The Trees The Fork Maple Day10 - Perf Improvements

Address some performance problems with glyph rendering


The notes scratched into the branches and burned into the sanded bark are becoming clearer and more confident. Where previous messages were written with a cautious and shaky hand, the characters here are more regular and efficient. Careful strokes that match all of the formal requirements for characters in the local script have given way to quick lines that gesture at the correct shape rather than emulate it perfectly. Rather than being difficult to read, this confidence and consistency makes the text much more enjoyable.

Today I worked on cleaning up some of the loose ends I left last time around the glyph rendering. I ended up postponing the correctness problems in favor of some other issues I recognized.

Down with the Ping Pong

I have been using a tool called RenderDoc this week to debug and investigate what is actually happening under the covers with my gpu code. The tool gives step by step debugging of a given frame drawn to the screen including snapshots of the inputs and outputs for each shader pass. Its pretty incredible.

When digging into the rendering for my glyph renderer I noticed a few interesting problems. First, the off screen textures aren't getting cleared between frames. This makes sense as only the first renderpass had the clear operation for it's attachment.

The second issue was bigger though. The ping pong strategy which draws to one texture reading from the other and then swaps works great if the effect is full screen because every pixel in the texture gets written at each step. This has the great side effect of never copying the data and only writing to the textures as a side effect of each pass.

For my glyph renderer however, this doesn't work so well as each frame only renders squares around the glyphs in question.

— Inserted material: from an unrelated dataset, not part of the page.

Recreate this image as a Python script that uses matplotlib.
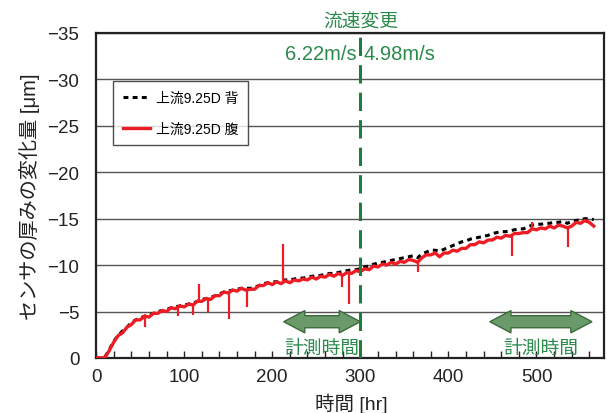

So one pass might draw a rectangle, the following might draw glyphs in a different part of the screen and so not capture that rectangle for future passes. If a pass later on requires that uncovered portion of the screen to compute it's graphics, it will fail and either miss portions of the pass or be transparent all together.

After some investigation and searching I eventually decided to drop the ping pong strategy all together in favor of copying the data from the output surface to the off screen texture before each render. I'm told this is a pretty common approach, so I'm not super worried about the performance implications especially since the data is being copied between textures already on the gpu.

This has the added benefit of not requiring two color attachments for each shader (which required setting two values) and not requiring managing the tick tock of which texture to read and which to write to. Over all the code is simpler and more correct at the cost of some potential performance. I think this is a fair trade for now.

Better Caching

With that problem out of the way I decided to look at the performance of the text rendering as it stands. Step one was to cache the shaping code so that strings already shaped aren't reshaped. I did this with a simple hashmap which contains an arc of the string being shaped, an ordered float, and a font cache key as the key to a vec of glyphs as the cached value.

From there I was still getting pretty abysmal performance so I pulled out the Windows Performance Toolkit to dig in further. After recording some of the slow render code and waiting literally 5 minutes for the symbols to load, I was presented with this:

Shaping Slow

Which revealed a significant chunk of the render time went to shaping. Sure enough I was shaping every glyph regardless of whether it was already in the cache. Fixing this and trying my benchmark of drawing 10,000 Hello world! strings took the performance from one frame per second to a rock solid 60 fps or so. More than enough for the moment!

Next up I want to dig a little more for some low hanging performance fruit if I can find any and then wrap back around to the correctness issues I highlighted yesterday.

Till tomorrow,